The measurements were repeated using (i) a conventional substrate carrier such as that described above with respect to Figures 1 and 2, and (ii) using a substrate carrier in accordance with the preferred embodiment of the discussed above with respect to Figure 3. It will be seen that, using conventional apparatus (line (i)) the degree of non-uniformity was more than twice that obtained using the presently disclosed carrier (line (ii)) at 1 and 2 mm from the substrate edge. With the conventional apparatus there is a significant decrease in non-uniformity between 2 and 3 mm from the wafer edge, indicating the approximate location of the end of the exclusion zone in this region. Using the presently disclosed carrier, there is a much less pronounced change in non- uniformity at this position indicating that the process conditions are essential uniform across the 1 mm, 2mm and 3mm positions.

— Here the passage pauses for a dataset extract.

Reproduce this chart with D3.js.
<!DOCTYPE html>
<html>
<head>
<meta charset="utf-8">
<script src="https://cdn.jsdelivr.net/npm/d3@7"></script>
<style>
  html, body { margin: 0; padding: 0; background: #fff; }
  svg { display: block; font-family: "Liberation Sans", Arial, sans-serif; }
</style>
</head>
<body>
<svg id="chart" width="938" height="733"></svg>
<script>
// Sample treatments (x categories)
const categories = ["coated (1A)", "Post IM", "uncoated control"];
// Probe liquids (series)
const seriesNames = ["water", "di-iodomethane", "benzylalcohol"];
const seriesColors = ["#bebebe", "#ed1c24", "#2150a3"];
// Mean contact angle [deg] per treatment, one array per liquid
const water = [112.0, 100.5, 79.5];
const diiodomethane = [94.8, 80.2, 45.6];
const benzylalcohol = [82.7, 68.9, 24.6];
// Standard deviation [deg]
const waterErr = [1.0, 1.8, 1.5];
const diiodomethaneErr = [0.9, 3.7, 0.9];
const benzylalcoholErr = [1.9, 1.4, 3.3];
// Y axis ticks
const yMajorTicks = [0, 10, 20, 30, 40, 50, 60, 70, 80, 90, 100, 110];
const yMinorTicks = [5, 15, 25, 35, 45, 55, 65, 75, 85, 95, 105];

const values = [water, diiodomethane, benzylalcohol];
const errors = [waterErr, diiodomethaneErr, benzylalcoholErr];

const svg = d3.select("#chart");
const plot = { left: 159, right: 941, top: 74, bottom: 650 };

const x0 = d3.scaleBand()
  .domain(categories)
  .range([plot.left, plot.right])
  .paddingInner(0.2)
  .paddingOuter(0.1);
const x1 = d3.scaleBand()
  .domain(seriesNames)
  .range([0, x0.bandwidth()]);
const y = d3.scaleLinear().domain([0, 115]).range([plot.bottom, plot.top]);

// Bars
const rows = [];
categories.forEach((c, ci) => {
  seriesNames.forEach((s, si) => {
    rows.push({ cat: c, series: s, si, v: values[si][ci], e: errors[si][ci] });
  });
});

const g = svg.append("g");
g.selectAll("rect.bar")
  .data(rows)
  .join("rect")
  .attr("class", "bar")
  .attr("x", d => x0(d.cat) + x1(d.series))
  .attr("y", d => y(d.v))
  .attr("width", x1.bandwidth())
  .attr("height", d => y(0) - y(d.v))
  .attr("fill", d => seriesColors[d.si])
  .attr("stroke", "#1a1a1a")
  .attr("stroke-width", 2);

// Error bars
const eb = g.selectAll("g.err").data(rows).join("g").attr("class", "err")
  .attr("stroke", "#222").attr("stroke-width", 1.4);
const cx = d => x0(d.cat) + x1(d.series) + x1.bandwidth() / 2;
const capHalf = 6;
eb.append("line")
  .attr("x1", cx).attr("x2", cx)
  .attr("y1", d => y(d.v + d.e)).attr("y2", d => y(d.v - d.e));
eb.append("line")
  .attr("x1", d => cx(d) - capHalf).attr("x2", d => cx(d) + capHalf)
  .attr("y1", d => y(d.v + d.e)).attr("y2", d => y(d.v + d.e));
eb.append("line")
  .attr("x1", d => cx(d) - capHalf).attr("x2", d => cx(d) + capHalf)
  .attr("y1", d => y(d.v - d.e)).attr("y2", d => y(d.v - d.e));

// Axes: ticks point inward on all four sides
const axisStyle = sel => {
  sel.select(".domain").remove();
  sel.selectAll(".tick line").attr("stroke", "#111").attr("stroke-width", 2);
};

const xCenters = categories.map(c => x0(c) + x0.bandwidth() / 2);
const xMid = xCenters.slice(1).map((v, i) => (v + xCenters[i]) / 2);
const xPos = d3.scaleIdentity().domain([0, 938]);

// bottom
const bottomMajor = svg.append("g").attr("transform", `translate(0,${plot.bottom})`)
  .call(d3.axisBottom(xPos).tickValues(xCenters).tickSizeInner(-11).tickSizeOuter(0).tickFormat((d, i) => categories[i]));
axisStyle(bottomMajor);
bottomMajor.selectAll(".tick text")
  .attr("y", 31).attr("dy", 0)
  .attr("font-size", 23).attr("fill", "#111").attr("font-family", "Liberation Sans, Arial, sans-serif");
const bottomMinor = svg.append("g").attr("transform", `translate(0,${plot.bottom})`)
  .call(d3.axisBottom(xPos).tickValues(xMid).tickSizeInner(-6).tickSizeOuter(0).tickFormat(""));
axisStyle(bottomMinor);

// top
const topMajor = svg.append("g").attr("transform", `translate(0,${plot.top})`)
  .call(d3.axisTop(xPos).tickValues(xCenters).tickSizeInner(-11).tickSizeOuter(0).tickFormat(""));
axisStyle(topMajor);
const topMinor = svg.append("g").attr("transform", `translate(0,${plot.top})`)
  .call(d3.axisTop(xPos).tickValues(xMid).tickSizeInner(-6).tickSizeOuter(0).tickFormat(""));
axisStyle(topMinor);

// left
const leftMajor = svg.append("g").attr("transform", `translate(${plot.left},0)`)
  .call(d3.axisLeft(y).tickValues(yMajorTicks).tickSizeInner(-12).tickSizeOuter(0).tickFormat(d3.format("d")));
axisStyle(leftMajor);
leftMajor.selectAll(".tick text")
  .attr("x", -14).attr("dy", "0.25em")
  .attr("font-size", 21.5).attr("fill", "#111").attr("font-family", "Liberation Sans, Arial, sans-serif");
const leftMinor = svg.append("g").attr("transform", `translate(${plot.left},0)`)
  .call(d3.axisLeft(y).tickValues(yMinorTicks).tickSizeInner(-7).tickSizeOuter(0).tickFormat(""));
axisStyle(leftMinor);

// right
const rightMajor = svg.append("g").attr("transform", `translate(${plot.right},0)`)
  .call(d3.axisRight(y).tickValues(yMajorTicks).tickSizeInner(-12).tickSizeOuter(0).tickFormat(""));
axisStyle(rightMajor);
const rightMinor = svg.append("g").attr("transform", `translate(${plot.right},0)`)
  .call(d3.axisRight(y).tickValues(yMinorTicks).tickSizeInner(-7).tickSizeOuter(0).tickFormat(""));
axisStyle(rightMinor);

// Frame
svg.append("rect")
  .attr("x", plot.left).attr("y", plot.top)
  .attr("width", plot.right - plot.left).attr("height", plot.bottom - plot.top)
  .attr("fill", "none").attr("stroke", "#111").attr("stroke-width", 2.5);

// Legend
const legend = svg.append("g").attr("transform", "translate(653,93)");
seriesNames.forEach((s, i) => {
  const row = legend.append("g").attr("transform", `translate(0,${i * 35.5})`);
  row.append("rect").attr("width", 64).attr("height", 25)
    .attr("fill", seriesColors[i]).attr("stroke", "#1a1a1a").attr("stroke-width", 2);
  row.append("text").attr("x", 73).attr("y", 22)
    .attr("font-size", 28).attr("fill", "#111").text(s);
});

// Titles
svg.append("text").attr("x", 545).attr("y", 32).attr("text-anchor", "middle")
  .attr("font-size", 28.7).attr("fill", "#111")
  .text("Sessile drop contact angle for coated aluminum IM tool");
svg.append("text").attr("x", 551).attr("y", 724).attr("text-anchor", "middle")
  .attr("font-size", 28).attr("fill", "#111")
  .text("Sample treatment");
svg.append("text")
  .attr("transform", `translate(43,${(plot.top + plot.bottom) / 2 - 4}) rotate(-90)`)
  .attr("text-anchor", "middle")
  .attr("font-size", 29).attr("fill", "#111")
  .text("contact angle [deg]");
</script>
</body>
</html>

Figure 16 shows SEM images of etched features obtained after processing sapphire substrates with a typical low pressure chlorinated chemistry plasma etch process. In Figure 16a, the two images show features obtained using a conventional sandwich substrate carrier (such as that depicted in Figures 1 and 2) located (i) at 1 millimetre from the substrate edge and (ii) at 3 millimetres from the substrate edge. It will be seen that at both locations there is very strong deformation of the etched features (which are intended to be symmetrical) as well as a large difference in the etch rates between the two locations. For instance, in the image taken at 1 millimetre (Figure 16a(i)), a significant amount of resist is still visible, whilst this has largely been removed at the 3 millimetre location (Figure 16a(ii)). This indicates that the etch rate at 1 millimetre from the substrate edge is significantly lower than that at 3 millimetres from the substrate edge. Figure 16b shows corresponding images of features produced using a substrate carrier in accordance with the Figure 3 embodiment following the same etching process. In this case it can be seen that at the locations 1 millimetre (Figure 16b(i)) and 3 millimetres (Figure 16b(ii)) from the substrate edge, the etch rate is virtually identical and there is substantially no tilt to either feature.

The disclosed sandwich substrate carrier therefore preferably provides for:

• Good heat transfer between each wafer and the carrier plate

· Good heat transfer between the carrier plate assembly and the wafer table

• Distribution of a heat transfer gas (typically helium) to the rear surface of each wafer

• Ease of assembly (quick to load the plate with wafers, and reliable

sealing of all helium gas seals)

• Similar heat transfer and RF coupling characteristic over the entire wafer area

• Reduced exclusion zone size. The base plate assembly preferably has the following functionality:

Accommodates one or a plurality of substrates on one or more top faces (platforms) and defines their positions during processing;

(Optionally) provides means of restricting back side leak of cooling fluid from the central area of the plate to the process chamber;

- (Optionally) provides flow paths (channels) from the back side of itself to the back side of processed substrates;

(Optionally) provides conditions for limited cooling fluid leak up from behind clamped substrates to the process chamber. The top plate preferably has the following functionality:

Allows for predefined location of substrates;

Provides optimal topography of the top face of the assembled carrier by recessing its level below that of the retention members which hold the substrates in place - most preferably creating conditions where the sections of the top plate in proximity of the of substrates are substantially co-planar with the top surfaces of those substrates - to thereby reduce the exclusion zone;

Constrains retention members in order to allow them to produce clamping force;

- (Optionally) limits exposure of the retention members to plasma processing.

The retention member(s) or retention body(ies) preferably have the following functionality:

- Produce individual clamping force acting from the top of each substrate towards the base plate;

Restrict movement of the substrates during assembly and disassembly of the carrier;

Provide minimum surface contact with the processed substrates.